AFL‑CIO President Richard Trumka (UMWA) spoke at the Missouri AFL‑CIO’s 29th Biennial Convention yesterday, rallying a packed audience of local union leaders and working Missourians in the fight against Prop. A. He recalled the charge that President Franklin D. Roosevelt delivered to Americans in the midst of the Great Depression: “True patriotism urges us to build an even more substantial America where the good things of life may be shared by more of us.”
Working people in Missouri are speaking out and mobilizing their neighbors against a corporate-backed attack on our fundamental economic rights. As union leaders gather in St. Louis, the state’s labor movement is continuing to embody the spirit of collective action currently sweeping the country.
Faced with a right-wing “right to work” law passed by the state legislature, working Missourians took the fight to workplaces and living rooms across the state. As Trumka explained:
You see, the Missouri labor movement defines extraordinary. You needed 100,000 signatures to get right to work on the ballot. You got over 300,000. 213,000 of those were collected by volunteers. Now you are in the process on knocking on hundreds of thousands of doors. Don’t let up. The next three weeks will make the difference.

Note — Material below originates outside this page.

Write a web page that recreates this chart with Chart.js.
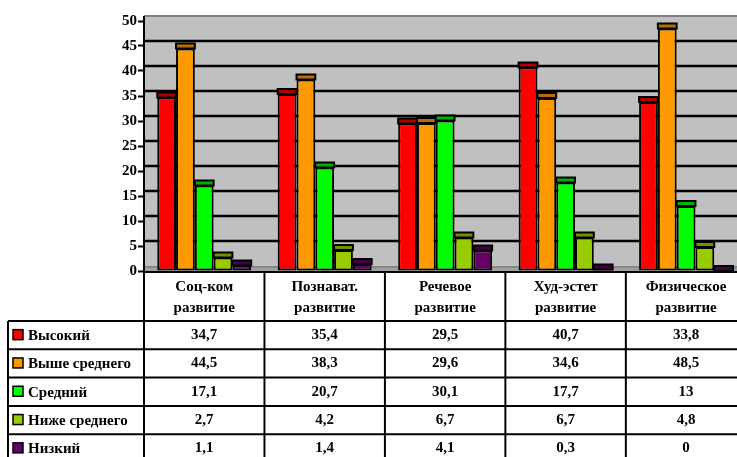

Trumka connected the efforts in Missouri to the larger fight working people in America face:
We face our own decision today...our own test of progress. And just as FDR had to battle the forces of wealth and greed in his time, we now must confront a corporate onslaught of historic proportions. They want to rip apart the New Deal piece by piece. They want to bankrupt our unions. They want to leave us poor and weak and divided. And the Supreme Court just did their bidding, flushing 41 years of fairness down the toilet in Janus v. AFSCME.
These corporate leeches, wrapped in the American flag and hijacking words like “freedom” and “rights,” have brought the fight here to Missouri. They think they can steamroll us into submission. They think they can send us running for the hills. Well, brothers and sisters, I’ve got news for them: The only place we’re running is to the polls on Aug. 7 to defeat Proposition A!
Trumka also spoke about the impact working people can have on these battles:
You know, I'm a student of the Civil War. History books talk a lot about the leaders. General A did this. General B did that. They don’t talk a lot about the people who really won battles and won wars. They don’t talk about a private or a corporal who sacrificed their own lives for a brother or a sister next to them. You see, the uncommon heroes are workers. People like us. The rank and file. The soldier who's in the trenches. Because when ordinary people come together, we can do extraordinary things.
One of these heroes is Quiema Spencer, a pipe fitter in Kansas City. As a gay, black woman...she hasn’t had it easy. She's always had to work that much harder to build a better life. But she says it wasn't until she joined a union that she truly found her voice. Locking arms with her brothers and sisters in Plumbers and Pipe Fitters Local 533, she realized that we don’t have to take the crumbs we’re being handed anymore. Together, we can demand better. Now Quiema is knocking doors and making calls so every working person in this state and across the country can find their voice, just like she did.
Trumka closed out with optimism and a call to arms:
The labor movement, we are that bull in the ring. We’ve been getting hit over and over again. Every day. From every direction. They’ve held down our pay. They’ve attacked our health care. They’ve tried to kill our pensions, destroy our jobs and leave us begging for scraps. They want national right to work. They want to make the Supreme Court a corporate boardroom.
Well, guess what? Their time is up. Unions are on the move. In every city and every state. Young and old. Black and white. Immigrant and native-born. Gay and straight. Rural and urban. Republican and Democrat.
We’re spoiling for a fight. I say, bring it on! We've taken their best shot, and we're still standing. We’re the true American patriots. We’re fearless. We’re strong. We’re powerful. We’re united. We’re rising in solidarity…real solidarity…where your picket line is my picket line, and my picket line is your picket line. And we won’t stop until we take our country back.